In my experience, I perhaps stayed in India for a major part of my life and the only window to the culture outside was via the English soaps, movies, and the internet. Perhaps this created a stereotyped image in my mind for the western women. An image where I could see a blonde or a redhead, sitting in a pub and if you buy her for a drink, she’d give into your sexual demands. But in my limited time I stayed in Australia, and Europe, perhaps this image changed. The west is not about women who are immoral or perhaps who are just hungry for sex with any one and everyone and that the fact we as Indians and as a society are much more cultured. Nopes. I saw the best of women who were probably equally committed, loyal, than any one that I knew in India. No, the west is not about the sex kittens, ready to ride. But the only difference is that they are not apprehensive to admit to their own desires. They do not have social rules that strangles them and leaves them gasping for air.

And while I speak, I question, what makes us believe that we are cultured. Perhaps the question is incorrect, as I really don’t agree with defining a society as cultured. I might say that yes we are conservative, but I wouldn’t brand it in a way that we are superior and so called cultured. If that were to be the case, then how could I possibly explain so many videos on debonairblog. How would I explain my friend in Chandigarh going and having an affair with a married woman during the day time. How would I explain myself being lustful and desiring a friend, but perhaps embalming it in a societal gift wrap of love and trying to decorate it with a ribbon of a relationship. How can I explain a colleague who is about to be married in the next month, coming to me talking on how she is tempted to flirt with her fiancĂ©es cousin. Or that my good female friend already married, but talking sleaze with me for hours on the phone. How about another married colleague, who leers at another colleague and fantasies about her. Then another a friend whom I know has had a fling with her own room mates boyfriend, knowing that her room mate and this guy were quite serious. How about me, having gone out with women who have always been engaged.

I am perhaps not trying to judge where our society stands in comparison to the west. I am also not trying to be judgmental on the right and wrong, on morality and immorality. I am only questioning our fear to accept our sexuality and desires. While I quoted so many instances of latest time sleaze scandals, it is not about the famous people, it is about the common folk. Just look at the trend over a period of time. Societal rules have changed, some social evils have been done away with, but has the basic human desire changed?
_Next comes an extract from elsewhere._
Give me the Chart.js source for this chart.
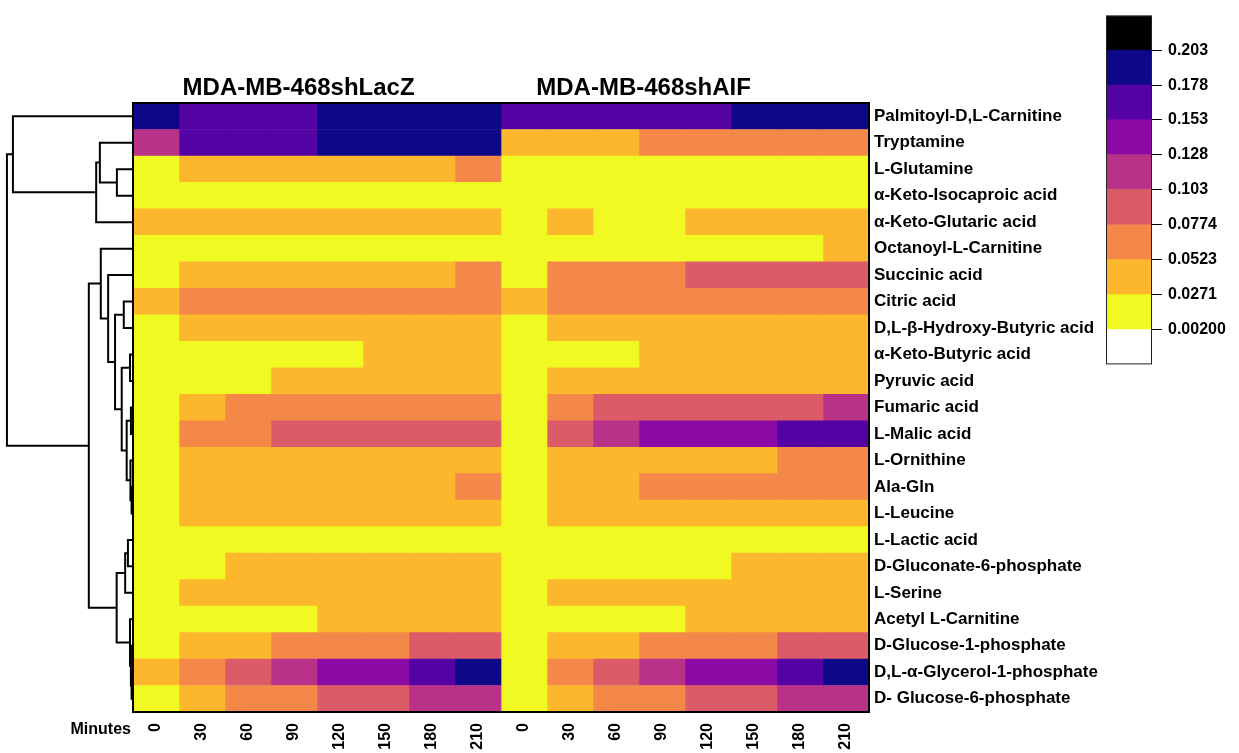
<!DOCTYPE html>
<html lang="en">
<head>
<meta charset="UTF-8" />
<title>Metabolite heatmap</title>
<script src="https://cdn.jsdelivr.net/npm/chart.js"></script>
<style>
  body { margin: 0; background: #fff; }
  #wrap { position: relative; width: 1239px; height: 753px; }
  #heat { position: absolute; left: 0; top: 0; width: 1239px; height: 753px; }
  #key { position: absolute; left: 1100px; top: 0; width: 139px; height: 380px; }
</style>
</head>
<body>
<div id="wrap">
  <div id="heat"><canvas id="heatChart"></canvas></div>
  <div id="key"><canvas id="keyChart"></canvas></div>
</div>
<script>
const FONT = '"Liberation Sans", Arial, sans-serif';

const groups = ["MDA-MB-468shLacZ", "MDA-MB-468shAIF"];
const minutes = ["0", "30", "60", "90", "120", "150", "180", "210"];

const metabolites = [
  "Palmitoyl-D,L-Carnitine", "Tryptamine", "L-Glutamine", "α-Keto-Isocaproic acid",
  "α-Keto-Glutaric acid", "Octanoyl-L-Carnitine", "Succinic acid", "Citric acid",
  "D,L-β-Hydroxy-Butyric acid", "α-Keto-Butyric acid", "Pyruvic acid", "Fumaric acid",
  "L-Malic acid", "L-Ornithine", "Ala-Gln", "L-Leucine", "L-Lactic acid",
  "D-Gluconate-6-phosphate", "L-Serine", "Acetyl L-Carnitine", "D-Glucose-1-phosphate",
  "D,L-α-Glycerol-1-phosphate", "D- Glucose-6-phosphate"
];

// one row per metabolite: 8 time points shLacZ, then 8 time points shAIF
const cellValues = [
  [0.186,0.171,0.168,0.174,0.183,0.188,0.192,0.195, 0.159,0.162,0.166,0.169,0.175,0.181,0.187,0.191],
  [0.112,0.161,0.166,0.173,0.182,0.189,0.193,0.197, 0.041,0.045,0.049,0.056,0.061,0.064,0.067,0.069],
  [0.012,0.036,0.041,0.044,0.047,0.049,0.051,0.055, 0.008,0.011,0.013,0.015,0.016,0.018,0.019,0.021],
  [0.006,0.009,0.012,0.014,0.016,0.018,0.020,0.022, 0.005,0.008,0.011,0.013,0.015,0.017,0.019,0.021],
  [0.034,0.038,0.040,0.043,0.045,0.047,0.049,0.050, 0.022,0.029,0.025,0.026,0.031,0.035,0.038,0.041],
  [0.004,0.006,0.008,0.010,0.012,0.015,0.018,0.021, 0.004,0.006,0.009,0.011,0.014,0.018,0.023,0.029],
  [0.019,0.034,0.039,0.043,0.046,0.049,0.051,0.056, 0.018,0.057,0.064,0.072,0.079,0.084,0.088,0.091],
  [0.045,0.058,0.062,0.065,0.068,0.070,0.072,0.073, 0.049,0.060,0.064,0.067,0.069,0.071,0.073,0.074],
  [0.013,0.031,0.035,0.038,0.041,0.043,0.045,0.047, 0.011,0.032,0.036,0.039,0.042,0.044,0.046,0.048],
  [0.010,0.015,0.019,0.022,0.025,0.029,0.032,0.035, 0.009,0.017,0.024,0.028,0.032,0.035,0.038,0.041],
  [0.011,0.017,0.024,0.030,0.034,0.038,0.041,0.044, 0.010,0.031,0.035,0.039,0.042,0.044,0.046,0.048],
  [0.016,0.047,0.055,0.060,0.064,0.067,0.070,0.072, 0.015,0.069,0.080,0.086,0.091,0.095,0.100,0.106],
  [0.018,0.057,0.071,0.081,0.086,0.090,0.094,0.098, 0.017,0.089,0.115,0.137,0.143,0.149,0.157,0.164],
  [0.014,0.036,0.040,0.043,0.045,0.047,0.049,0.051, 0.013,0.034,0.038,0.042,0.045,0.050,0.054,0.058],
  [0.013,0.035,0.039,0.042,0.045,0.048,0.051,0.054, 0.012,0.040,0.048,0.053,0.056,0.058,0.060,0.062],
  [0.012,0.032,0.036,0.039,0.041,0.043,0.045,0.047, 0.011,0.033,0.037,0.040,0.042,0.044,0.046,0.048],
  [0.005,0.009,0.012,0.015,0.017,0.019,0.021,0.023, 0.005,0.008,0.011,0.014,0.016,0.018,0.020,0.022],
  [0.009,0.024,0.029,0.033,0.036,0.039,0.042,0.045, 0.008,0.013,0.017,0.021,0.025,0.029,0.033,0.037],
  [0.010,0.030,0.034,0.037,0.040,0.043,0.046,0.049, 0.009,0.031,0.035,0.038,0.041,0.044,0.047,0.050],
  [0.008,0.014,0.019,0.024,0.029,0.033,0.037,0.041, 0.007,0.013,0.018,0.023,0.028,0.032,0.036,0.040],
  [0.014,0.041,0.050,0.060,0.068,0.074,0.080,0.088, 0.013,0.039,0.048,0.057,0.065,0.072,0.079,0.086],
  [0.043,0.064,0.089,0.118,0.139,0.151,0.168,0.185, 0.019,0.063,0.087,0.116,0.138,0.150,0.166,0.183],
  [0.016,0.045,0.060,0.071,0.084,0.095,0.109,0.121, 0.015,0.044,0.058,0.069,0.082,0.093,0.107,0.119]
];

// colour key
const colorBreaks = [0.002, 0.0271, 0.0523, 0.0774, 0.103, 0.128, 0.153, 0.178, 0.203];
const breakLabels = ["0.00200", "0.0271", "0.0523", "0.0774", "0.103", "0.128", "0.153", "0.178", "0.203"];
const palette = ["#FFFFFF", "#F0F921", "#FDB72D", "#F48849", "#DB5C68", "#B93289", "#8B0AA5", "#5402A3", "#0D0887", "#000000"];

// row dendrogram, hclust style: negative = leaf (1-based row), positive = earlier merge step
const mergeLeft  = [-3, -2, 2, -1, -8, -10, -12, -15, -14, 7, 6, 5, -7, -6, -17, 15, -22, -21, -20, 16, 14, 4];
const mergeRight = [-4, 1, -5, 3, -9, -11, -13, -16, 8, 9, 10, 11, 12, 13, -18, -19, -23, 17, 18, 19, 20, 21];
const mergeHeight = [0.35, 0.72, 0.80, 2.61, 0.20, 0.065, 0.045, 0.03, 0.055, 0.137, 0.245, 0.39, 0.54, 0.70,
                     0.11, 0.17, 0.03, 0.045, 0.065, 0.355, 0.96, 2.74];

function colorFor(v) {
  let k = 0;
  while (k < colorBreaks.length && v >= colorBreaks[k]) k++;
  return palette[k];
}

const nCols = groups.length * minutes.length;

// heatmap: one floating-bar dataset per column
const barSets = [];
for (let c = 0; c < nCols; c++) {
  barSets.push({
    type: "bar",
    data: metabolites.map((m, r) => ({ x: c + 0.5, y: [r, r + 1] })),
    backgroundColor: metabolites.map((m, r) => colorFor(cellValues[r][c])),
    borderWidth: 0,
    grouped: false,
    barPercentage: 1,
    categoryPercentage: 1
  });
}

// dendrogram segments
const nodeY = [], nodeH = [];
function childPos(id) {
  if (id < 0) return { y: -id - 1 + 0.5, h: 0 };
  return { y: nodeY[id - 1], h: nodeH[id - 1] };
}
const dendroPts = [];
mergeLeft.forEach((a, i) => {
  const A = childPos(a), B = childPos(mergeRight[i]), h = mergeHeight[i];
  nodeY.push((A.y + B.y) / 2);
  nodeH.push(h);
  dendroPts.push({ x: -A.h, y: A.y }, { x: -h, y: A.y }, { x: -h, y: B.y }, { x: -B.h, y: B.y }, { x: null, y: null });
});

const heatLabels = {
  id: "heatLabels",
  afterDraw(chart) {
    const { ctx, scales: { x, y } } = chart;
    const l = x.getPixelForValue(0), r = x.getPixelForValue(nCols);
    const t = y.getPixelForValue(0), b = y.getPixelForValue(metabolites.length);
    ctx.save();
    ctx.strokeStyle = "#000";
    ctx.lineWidth = 2;
    ctx.strokeRect(l, t, r - l, b - t);

    ctx.fillStyle = "#000";
    ctx.font = "bold 17px " + FONT;
    ctx.textAlign = "left";
    ctx.textBaseline = "middle";
    metabolites.forEach((name, i) => ctx.fillText(name, r + 5, y.getPixelForValue(i + 0.5)));

    ctx.font = "bold 24px " + FONT;
    ctx.textAlign = "center";
    groups.forEach((g, gi) => ctx.fillText(g, x.getPixelForValue(gi * minutes.length + 3.6 - gi * 0.5), t - 15));

    ctx.font = "bold 16px " + FONT;
    ctx.textAlign = "right";
    ctx.fillText("Minutes", l - 2, b + 18);
    for (let c = 0; c < nCols; c++) {
      ctx.save();
      ctx.translate(x.getPixelForValue(c + 0.5), b + 11);
      ctx.rotate(-Math.PI / 2);
      ctx.textAlign = "right";
      ctx.textBaseline = "middle";
      ctx.fillText(minutes[c % minutes.length], 0, 0);
      ctx.restore();
    }
    ctx.restore();
  }
};

new Chart(document.getElementById("heatChart"), {
  type: "bar",
  data: {
    datasets: [
      ...barSets,
      {
        type: "line",
        data: dendroPts,
        borderColor: "#000",
        borderWidth: 2,
        pointRadius: 0,
        fill: false,
        tension: 0,
        spanGaps: false
      }
    ]
  },
  options: {
    responsive: true,
    maintainAspectRatio: false,
    animation: false,
    layout: { padding: { left: 4, right: 370, top: 103, bottom: 41 } },
    plugins: { legend: { display: false }, tooltip: { enabled: false } },
    scales: {
      x: { type: "linear", min: -2.804, max: nCols, offset: false, display: false },
      y: { type: "linear", min: 0, max: metabolites.length, reverse: true, offset: false, display: false }
    }
  },
  plugins: [heatLabels]
});

// colour key as its own small chart
const step = colorBreaks[1] - colorBreaks[0];
const keyLow = [colorBreaks[0] - step, ...colorBreaks];
const keyHigh = [...colorBreaks, colorBreaks[colorBreaks.length - 1] + step];

const keyBox = {
  id: "keyBox",
  afterDraw(chart) {
    const { ctx, chartArea: a } = chart;
    ctx.save();
    ctx.strokeStyle = "#222";
    ctx.lineWidth = 1;
    ctx.strokeRect(a.left + 0.5, a.top + 0.5, a.right - a.left - 1, a.bottom - a.top - 1);
    ctx.restore();
  }
};

new Chart(document.getElementById("keyChart"), {
  type: "bar",
  data: {
    labels: ["key"],
    datasets: palette.map((col, i) => ({
      data: [[keyLow[i], keyHigh[i]]],
      backgroundColor: col,
      borderWidth: 0,
      grouped: false,
      barPercentage: 1,
      categoryPercentage: 1
    }))
  },
  options: {
    responsive: true,
    maintainAspectRatio: false,
    animation: false,
    layout: { padding: { left: 6, top: 13, bottom: 14, right: 0 } },
    plugins: { legend: { display: false }, tooltip: { enabled: false } },
    scales: {
      x: { display: false },
      y: {
        position: "right",
        min: keyLow[0],
        max: keyHigh[keyHigh.length - 1],
        afterBuildTicks: (scale) => { scale.ticks = colorBreaks.map((v) => ({ value: v })); },
        afterFit: (scale) => { scale.width = 87; },
        grid: { drawOnChartArea: false, drawTicks: true, tickLength: 10, tickColor: "#000", tickWidth: 1 },
        border: { display: false },
        ticks: {
          color: "#000",
          padding: 6,
          font: { family: FONT, size: 16, weight: "bold" },
          callback: (v, i) => breakLabels[i]
        }
      }
    }
  },
  plugins: [keyBox]
});
</script>
</body>
</html>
Do you think that people two hundred years ago didn’t have sex or were not into sleaze. One of the reasons for the perish of the Harappa civilization was cross breeding. In the times of the Roman empire, did adultery not exist. Why is prostitution termed as the worlds oldest profession. How can Amsterdam and Bangkok exist as major sex destinations. Surely, it has thrived only because there was a demand. And this demand was desire. Because, irrespective of how times have changed, what has not changed is the longing and desire of a man and a woman. And the question that comes along is, how honest are we with our desires. Perhaps what I see is that even though desire is there, different people are at different level of awareness. And those who are at elevated state of awareness of their desire, longing and sexuality, are they in a position to be honest about it.

Am I the one who has dawned upon self realization and moved onto the higher state of existence. Perhaps if some one asks me if I’ve had sex, I’d stammer. If a woman asked me, it would depend. I might say a no to perhaps portray that I’m the 28year old moral guy, who is still waiting for the love his life to enter. I might say a yes to perhaps depict that, yes I am experienced and ready to go again once. Even I try to play with the social games. Even I try to play and not be played. I have my own subvert motives. I’d rather not pretend outright to be the right guy, and turn blind to my own desires. But what I question is that why is sexuality always hidden behind the curtains or below the bed sheet. Why do we need to abuse relationships to get what we want. May be a question is how often would you ask out a person for just sex and nothing else. When the very reason that two people engage is based upon lust and desire, then why play the games of social acceptance, give it a name of a relationship and then perhaps after a few nights or weeks or months, when you have nothing in common any more, and then you pretend that there is no further relationship and again you go through the process of so called break up, just to be conforming to the end of your relationship from a social perspective. While I don’t question that had there been true feelings involved, then of course there is nothing to prove.

However, where I really irk is when both consenting adults are aware that is all about a give and take sultry relationship, then who is it that you are actually fooling by pretending to be in a relationship. Are you fooling your self or the world around. Because at times we forget that no one on the world cares. But still, we ourselves have ghosts of the society and we are conscious to not stray away. Particularly around women in our country. Due to the social stigma attached, they would not be bold enough to face their own desires and engage in subvert guerilla mind games and war fares, indirectly, to get what they would want. They wouldn’t be blunt enough to be direct about what they want.

Where I’d probably put my two cents is that yes while we all exist as per moral and societal standards, it should not actually blind our perception and acceptance of our own desires. I’d rather not be in a relationship, just because I know without a relationship I might not be able to get access to flings and one night stands. I’d rather meet up this friend have a no strings attached affair, if both of us are ok with it, than going through the entire social charade. Id probably not need to depend on so called relationship just to fulfill my desires.

Perhaps an inconsequential and garbled right up that might not lead to any inferences and conclusions. But the question still lingers. Its complicated.